You can see the story yourself in Genesis 37-50 to get all the details – if you do not know the story already, you will not regret reading it. It’s one of the longest and most picturesque narratives of the Bible, so I do not really even have the space here to summarize it. But I do want to tell you about a particular part of Joseph’s life. Joseph was a favorite of his dad, hated by his brothers, sold into slavery, accused of rape, a prisoner, an interpreter of dreams, a savior of his people, and leader of the known world, but when Joseph is mentioned in Hebrews 11, the chapter that records many people known and commended for their faith, this is what it says: By faith Joseph, at the end of his life, made mention of the exodus of the Israelites and gave directions concerning his bones (Hebrews 11:22).

What?? Of all the things Joseph endured and accomplished, this is what the writer of Hebrews praises Joseph for? Mentioning the Israelites leaving Egypt and telling them what to do with his bones? Why does that rate being in the same category with those who conquered kingdoms or left all they knew or were beaten or killed? Joseph was abused, mistreated, forgotten, and used mightily by God, but here in Hebrews, none of that is recognized. What was it about Joseph’s words that revealed such faith?

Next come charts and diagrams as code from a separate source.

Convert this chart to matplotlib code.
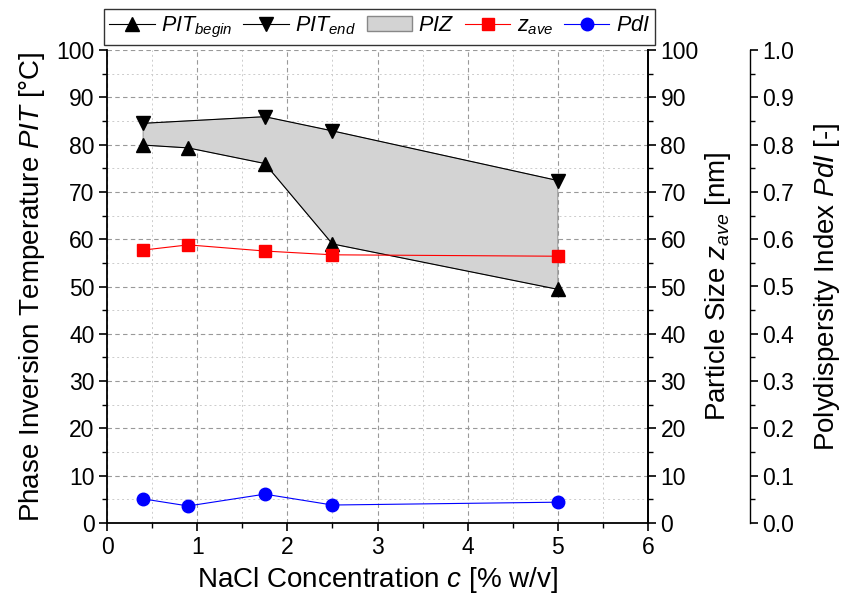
import matplotlib
matplotlib.use("Agg")
import matplotlib.pyplot as plt
from matplotlib.ticker import MultipleLocator
from matplotlib.patches import Patch
from matplotlib.lines import Line2D

plt.rcParams['font.family'] = ['Liberation Sans', 'DejaVu Sans']
plt.rcParams['mathtext.fontset'] = 'custom'
plt.rcParams['mathtext.rm'] = 'Liberation Sans'
plt.rcParams['mathtext.it'] = 'Liberation Sans:italic'

# Data
x_begin = [0.4, 0.9, 1.75, 2.5, 5.0]
pit_begin = [79.9, 79.3, 76.0, 59.0, 49.4]
x_end = [0.4, 1.75, 2.5, 5.0]
pit_end = [84.5, 85.9, 82.9, 72.4]
x_z = [0.4, 0.9, 1.75, 2.5, 5.0]
z_ave = [57.7, 58.8, 57.5, 56.7, 56.4]
x_pdi = [0.4, 0.9, 1.75, 2.5, 5.0]
pdi = [0.051, 0.036, 0.061, 0.038, 0.044]

fig = plt.figure(figsize=(8.41, 5.98), dpi=100)
ax = fig.add_axes([107/841, 75/598, 541/841, 473/598])
ax2 = ax.twinx()
ax3 = ax.twinx()
ax3.spines['right'].set_position(('axes', (750 - 107) / 541))

FS_T = 16.5
FS_L = 20

# PIZ fill
poly_x = list(x_end) + list(x_begin[::-1])
poly_y = list(pit_end) + list(pit_begin[::-1])
ax.fill(poly_x, poly_y, facecolor='#d3d3d3', edgecolor='#888888', linewidth=0.6, zorder=2)

ax.plot(x_begin, pit_begin, color='black', lw=0.8, marker='^', ms=10, zorder=4)
ax.plot(x_end, pit_end, color='black', lw=0.8, marker='v', ms=10, zorder=4)
ax2.plot(x_z, z_ave, color='red', lw=0.8, marker='s', ms=8.5, zorder=4)
ax3.plot(x_pdi, pdi, color='blue', lw=0.8, marker='o', ms=9, zorder=4)

ax.set_xlim(0, 6)
ax.set_ylim(0, 100)
ax2.set_ylim(0, 100)
ax3.set_ylim(0, 1)

ax.xaxis.set_major_locator(MultipleLocator(1))
ax.xaxis.set_minor_locator(MultipleLocator(0.5))
ax.yaxis.set_major_locator(MultipleLocator(10))
ax.yaxis.set_minor_locator(MultipleLocator(5))
ax2.yaxis.set_major_locator(MultipleLocator(10))
ax2.yaxis.set_minor_locator(MultipleLocator(5))
ax3.yaxis.set_major_locator(MultipleLocator(0.1))
ax3.yaxis.set_minor_locator(MultipleLocator(0.05))
ax3.yaxis.set_major_formatter(matplotlib.ticker.FormatStrFormatter('%.1f'))

ax.grid(which='major', color='#999999', linestyle=(0, (4, 3)), lw=0.8)
ax.grid(which='minor', color='#cccccc', linestyle=(0, (2, 3)), lw=0.7)
ax.set_axisbelow(True)

for a in (ax, ax2, ax3):
    a.tick_params(which='major', direction='out', length=6, width=1.2, labelsize=FS_T, pad=3)
    a.tick_params(which='minor', direction='out', length=3.5, width=1.0)

ax.tick_params(axis='y', which='both', right=False)
ax.tick_params(axis='x', which='both', top=False)
for s in ax.spines.values():
    s.set_linewidth(1.3)
ax.spines['top'].set_visible(False)
ax2.spines['top'].set_visible(False)
ax3.spines['top'].set_visible(False)
for s in ('left', 'bottom'):
    ax2.spines[s].set_visible(False)
    ax3.spines[s].set_visible(False)
ax2.spines['right'].set_linewidth(1.3)
ax3.spines['right'].set_linewidth(1.0)

ax.set_xlabel(r'NaCl Concentration $\mathit{c}$ [% w/v]', fontsize=FS_L, labelpad=5)
ax.set_ylabel(r'Phase Inversion Temperature $\mathit{PIT}$ [°C]', fontsize=FS_L, labelpad=7)
ax2.set_ylabel(r'Particle Size $\mathit{z}_{\mathit{ave}}$ [nm]', fontsize=FS_L, labelpad=3)
ax3.set_ylabel(r'Polydispersity Index $\mathit{PdI}$ [-]', fontsize=FS_L, labelpad=13)

handles = [
    Line2D([], [], color='black', lw=0.8, marker='^', ms=10),
    Line2D([], [], color='black', lw=0.8, marker='v', ms=10),
    Patch(facecolor='#d3d3d3', edgecolor='#888888'),
    Line2D([], [], color='red', lw=0.8, marker='s', ms=8.5),
    Line2D([], [], color='blue', lw=0.8, marker='o', ms=9),
]
labels = [r'$\mathit{PIT}_{\mathit{begin}}$', r'$\mathit{PIT}_{\mathit{end}}$',
          r'$\mathit{PIZ}$', r'$\mathit{z}_{\mathit{ave}}$', r'$\mathit{PdI}$']
leg = fig.legend(handles, labels, loc='upper left', bbox_to_anchor=(104/841, 1 - 9/598),
                 ncol=5, fontsize=15.5, frameon=True, fancybox=False, edgecolor='black',
                 handlelength=2.1, handletextpad=0.3, columnspacing=0.5, borderpad=0.25,
                 borderaxespad=0)
leg.get_frame().set_linewidth(1.0)

fig.savefig('out.png', dpi=100)
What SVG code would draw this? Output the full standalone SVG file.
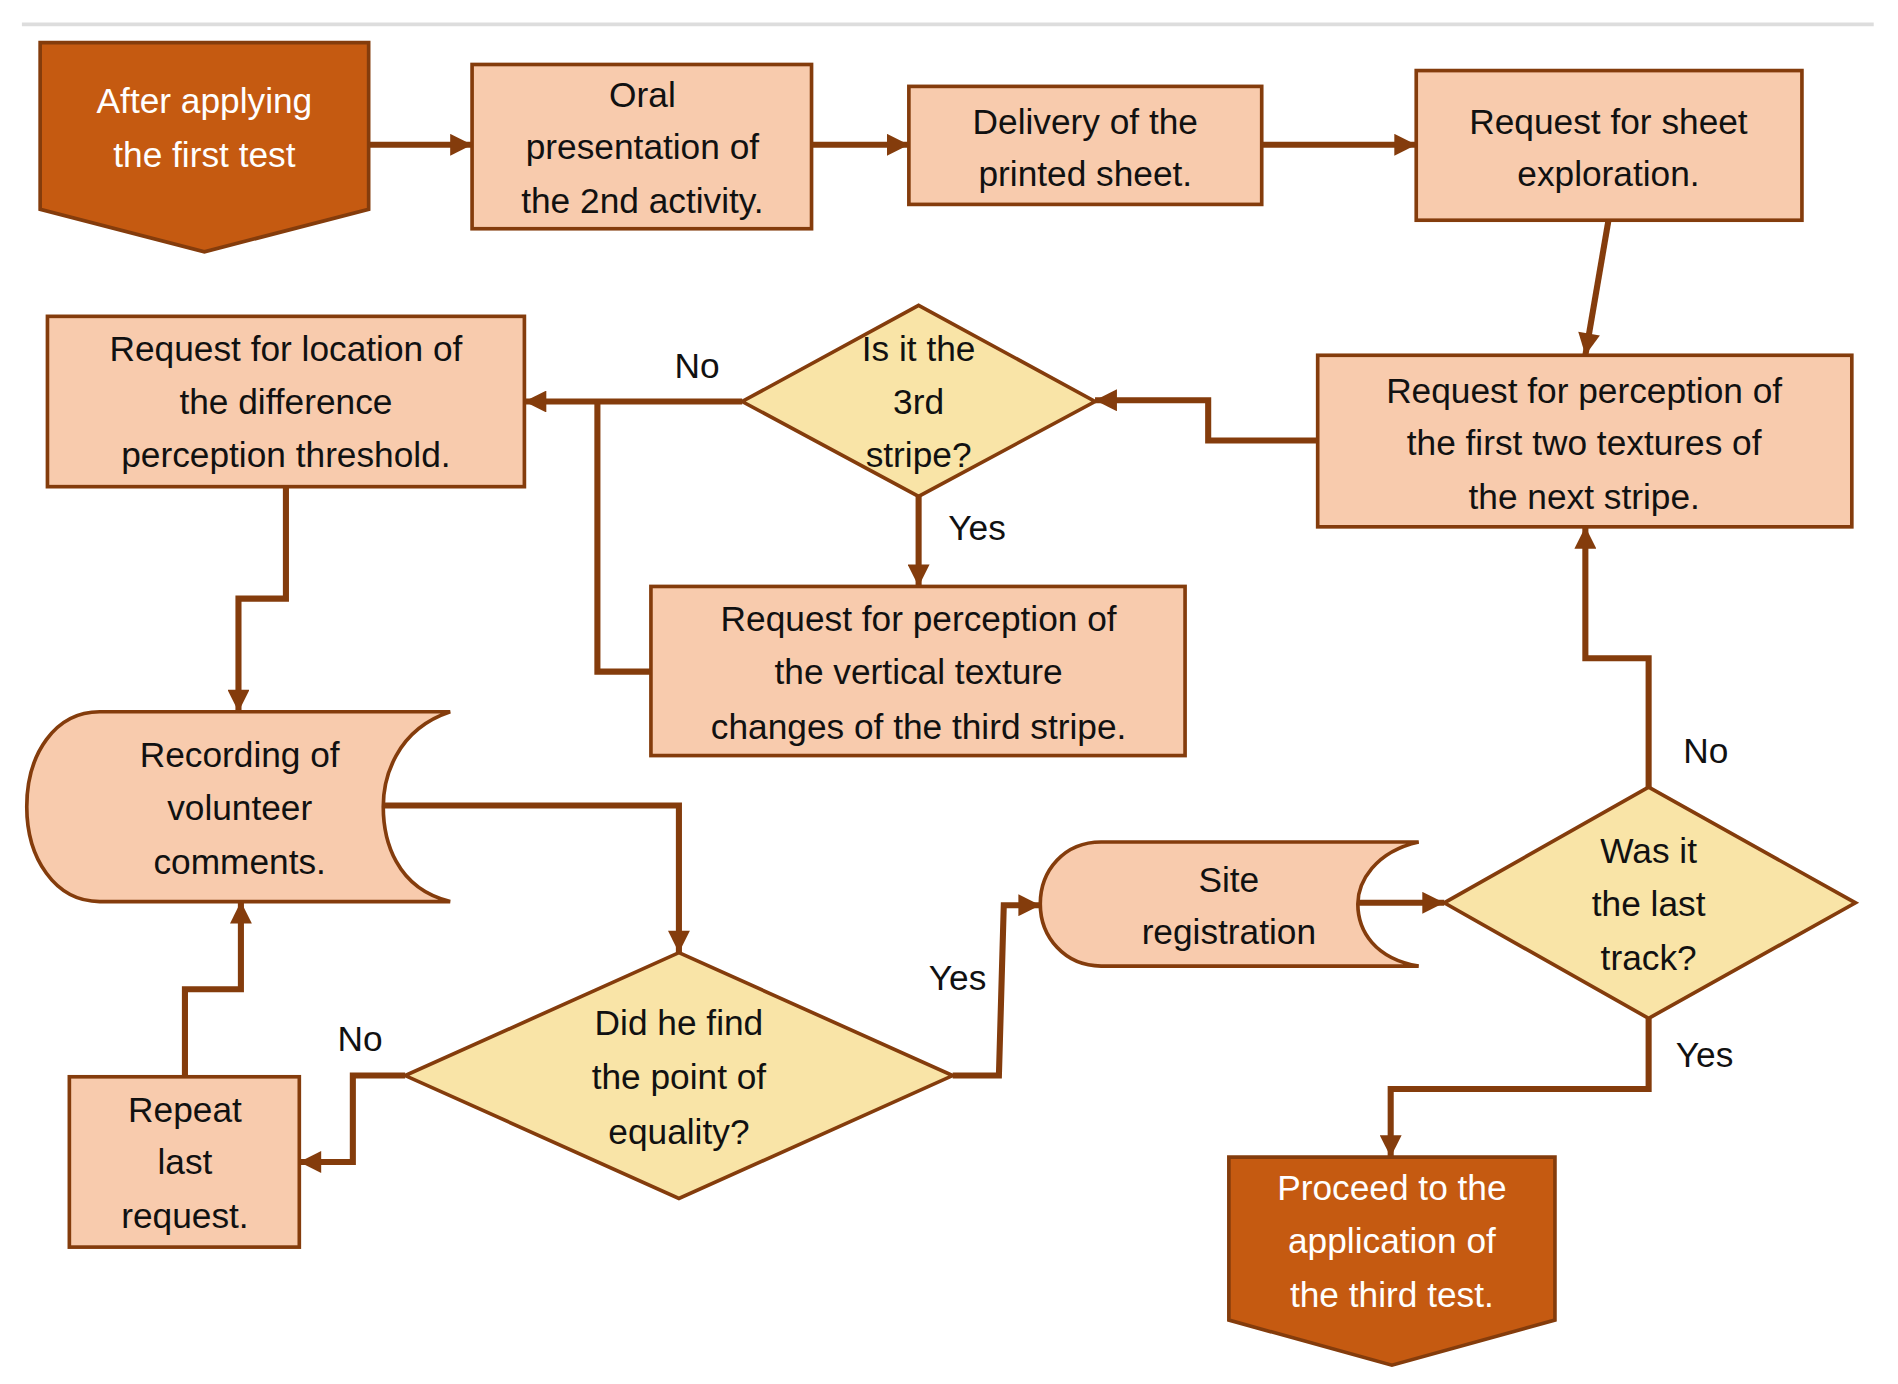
<svg xmlns="http://www.w3.org/2000/svg" width="1898" height="1384" viewBox="0 0 1898 1384">
<defs>
<marker id="ah" viewBox="0 0 10 10" refX="10" refY="5" markerWidth="22" markerHeight="18" markerUnits="userSpaceOnUse" orient="auto"><path d="M0,0 L10,5 L0,10 Z" fill="#843C0C"/></marker>
</defs>
<style>
.box{fill:#F8CBAD;stroke:#843C0C;stroke-width:3}
.dia{fill:#F9E4A7;stroke:#843C0C;stroke-width:3}
.term{fill:#C55A11;stroke:#843C0C;stroke-width:3}
text{font-family:"Liberation Sans","Open Sans",sans-serif;font-size:29px;fill:#111;text-anchor:middle}
.w{fill:#fff}
.c{fill:none;stroke:#843C0C;stroke-width:5;marker-end:url(#ah)}
</style>
<rect width="1898" height="1384" fill="#fff"/>
<g transform="scale(1.2167)">
<line x1="18" y1="20" x2="1540" y2="20" stroke="#ddd" stroke-width="3"/>
<g id="start"><path class="term" d="M33,35 H303 V172 L168,207 L33,172 Z"/><text class="w" x="168" y="93">After applying</text><text class="w" x="168" y="137">the first test</text></g>
<g id="oral"><rect class="box" x="388" y="53" width="279" height="135"/><text x="528" y="88">Oral</text><text x="528" y="131">presentation of</text><text x="528" y="175">the 2nd activity.</text></g>
<g id="delivery"><rect class="box" x="747" y="71" width="290" height="97"/><text x="892" y="110">Delivery of the</text><text x="892" y="153">printed sheet.</text></g>
<g id="explore"><rect class="box" x="1164" y="58" width="317" height="123"/><text x="1322" y="110">Request for sheet</text><text x="1322" y="153">exploration.</text></g>
<g id="perc2"><rect class="box" x="1083" y="292" width="439" height="141"/><text x="1302" y="331">Request for perception of</text><text x="1302" y="374">the first two textures of</text><text x="1302" y="418">the next stripe.</text></g>
<g id="third"><path class="dia" d="M755,251 L900,330 L755,408 L610,330 Z"/><text x="755" y="297">Is it the</text><text x="755" y="340">3rd</text><text x="755" y="384">stripe?</text></g>
<g id="location"><rect class="box" x="39" y="260" width="392" height="140"/><text x="235" y="297">Request for location of</text><text x="235" y="340">the difference</text><text x="235" y="384">perception threshold.</text></g>
<g id="vertical"><rect class="box" x="535" y="482" width="439" height="139"/><text x="755" y="519">Request for perception of</text><text x="755" y="562">the vertical texture</text><text x="755" y="607">changes of the third stripe.</text></g>
<g id="recording"><path class="box" d="M82,585 H370 C325,600 315,640 315,663 C315,690 325,730 370,741 H82 C45,741 22,705 22,663 C22,620 45,585 82,585 Z"/><text x="197" y="630">Recording of</text><text x="197" y="674">volunteer</text><text x="197" y="718">comments.</text></g>
<g id="found"><path class="dia" d="M558,783 L783,884 L558,985 L333,884 Z"/><text x="558" y="851">Did he find</text><text x="558" y="895">the point of</text><text x="558" y="940">equality?</text></g>
<g id="repeat"><rect class="box" x="57" y="885" width="189" height="140"/><text x="152" y="922">Repeat</text><text x="152" y="965">last</text><text x="152" y="1009">request.</text></g>
<g id="site"><path class="box" d="M905,692 H1166 C1130,700 1116,725 1116,743 C1116,765 1130,788 1166,794 H905 C875,794 855,770 855,743 C855,715 875,692 905,692 Z"/><text x="1010" y="733">Site</text><text x="1010" y="776">registration</text></g>
<g id="last"><path class="dia" d="M1355,647 L1525,742 L1355,837 L1187,742 Z"/><text x="1355" y="709">Was it</text><text x="1355" y="753">the last</text><text x="1355" y="797">track?</text></g>
<g id="end"><path class="term" d="M1010,951 H1278 V1085 L1144,1122 L1010,1085 Z"/><text class="w" x="1144" y="986">Proceed to the</text><text class="w" x="1144" y="1030">application of</text><text class="w" x="1144" y="1074">the third test.</text></g>
<g id="connectors">
<path class="c" d="M303,119 H388"/>
<path class="c" d="M667,119 H747"/>
<path class="c" d="M1037,119 H1164"/>
<path class="c" d="M1322,181 L1303,292"/>
<path class="c" d="M1083,362 H993 V329 H900"/>
<path class="c" d="M610,330 H431"/>
<path class="c" style="marker-end:none" d="M535,552 H491 V330"/>
<path class="c" d="M755,408 V482"/>
<path class="c" d="M235,400 V492 H196 V585"/>
<path class="c" d="M315,662 H558 V783"/>
<path class="c" d="M333,884 H290 V955 H246"/>
<path class="c" d="M152,885 V813 H198 V741"/>
<path class="c" d="M783,884 H821 L825,744 H855"/>
<path class="c" d="M1116,742 H1187"/>
<path class="c" d="M1355,647 V541 H1303 V433"/>
<path class="c" d="M1355,837 V895 H1143 V951"/>
<text x="573" y="311">No</text>
<text x="803" y="444">Yes</text>
<text x="296" y="864">No</text>
<text x="787" y="814">Yes</text>
<text x="1402" y="627">No</text>
<text x="1401" y="877">Yes</text>
</g>
</g>
</svg>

When Joseph was about to die, he told his family that God will bring them out of Egypt and into the land that He promised Abraham, Isaac, and Jacob, and because he knew God would one day do this, Joseph wanted to be part of it and made his family swear that they would carry his bones with them to the Promised Land.

The Promised Land looked further away now than before – none of the Israelites were in the land now, and it would be over 300 more years until God sent Moses. I don’t know if by the time of Joseph’s death, the Israelites were already coming under oppression or if they were just so entrenched in Egypt that they could not get out, but it seems they couldn’t. But Joseph knew one day they would. God had promised, and Joseph believed. The last verse of Genesis says that Joseph was embalmed and placed in a coffin in Egypt.

His faith was so strong that it was passed down from generation to generation. Moses records in the book of Exodus that he brought the bones of Joseph with him out of Egypt because Joseph had made the Israelites swear that they would. So Joseph, most likely in a King Tut-like coffin, was carried across the Red Sea, all around the wilderness for forty years, and then, finally, into the Promised Land, where, according to the very end of the book of Joshua, he was buried in the burial plot of his father, Jacob.

Roland Unger | Wikipedia
(King Tut’s Funerary Mask by Roland Unger | Wikipedia)

Joseph died before God completely fulfilled His promise – and so did Abraham, Moses, Samson, the prophets, and all the others in the chapter of faith, but Joseph had seen God’s goodness in his life and knew God will one day soon come bring all His people into the place He has promised for him and for us.